My problem can be describe by following image:
I know coordinates of an example P point. Say, they are equal to (8,8). I also know the length of a, b and c sides of the triangle which are equal to 10. Now, how one can calculate the coordinates of ABC points?
SOLVED (11/3/2016)
Thanks to @EmilioNovati answer to my other question ("How to calculate $B(x_1,y_1)$ when $\alpha$ and $A(x_0,y_0)$ are known?"), I found a solution to my problem with coordinates of triangle vertices.

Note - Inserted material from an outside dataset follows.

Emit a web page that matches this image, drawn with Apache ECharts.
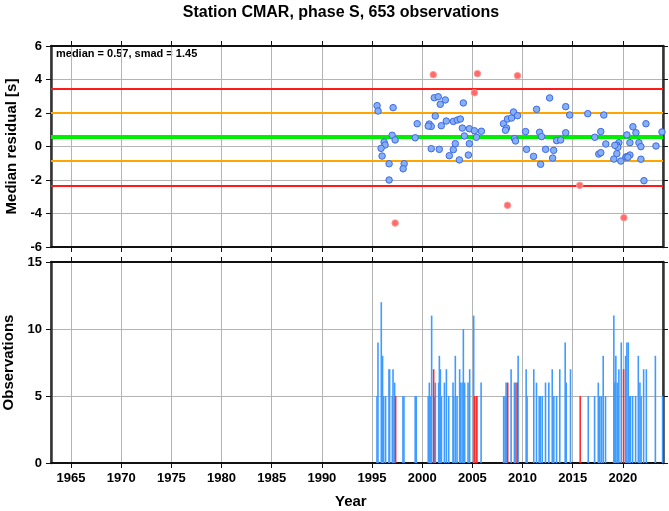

First lets look at following drawing:
Now, in order to calculate $A(x_A,y_A)$, $B(x_B,y_B)$ and $C(x_C,y_C)$, one can do:
$x_C = x_P + a*cos(\alpha)$,
$y_C = y_P + a*sin(\alpha)$;
$x_A = x_P + a*cos(\alpha+\beta)$,
$y_A = y_P + a*sin(\alpha+\beta)$;
$x_B = x_P + a*cos(\alpha+\beta+\gamma)$,
$y_B = y_P + a*sin(\alpha+\beta+\gamma)$.
Best Answer
Hint:
using elemental geometrical properties of equilateral triangles you can see that:
$$ PC=PA=PB=\frac{10\sqrt{3}}{3} $$
and the distance of $P$ from the sides is half this value.
Can you do from this adding or subtracting such values from the coordinates of $P$ to find the vertices?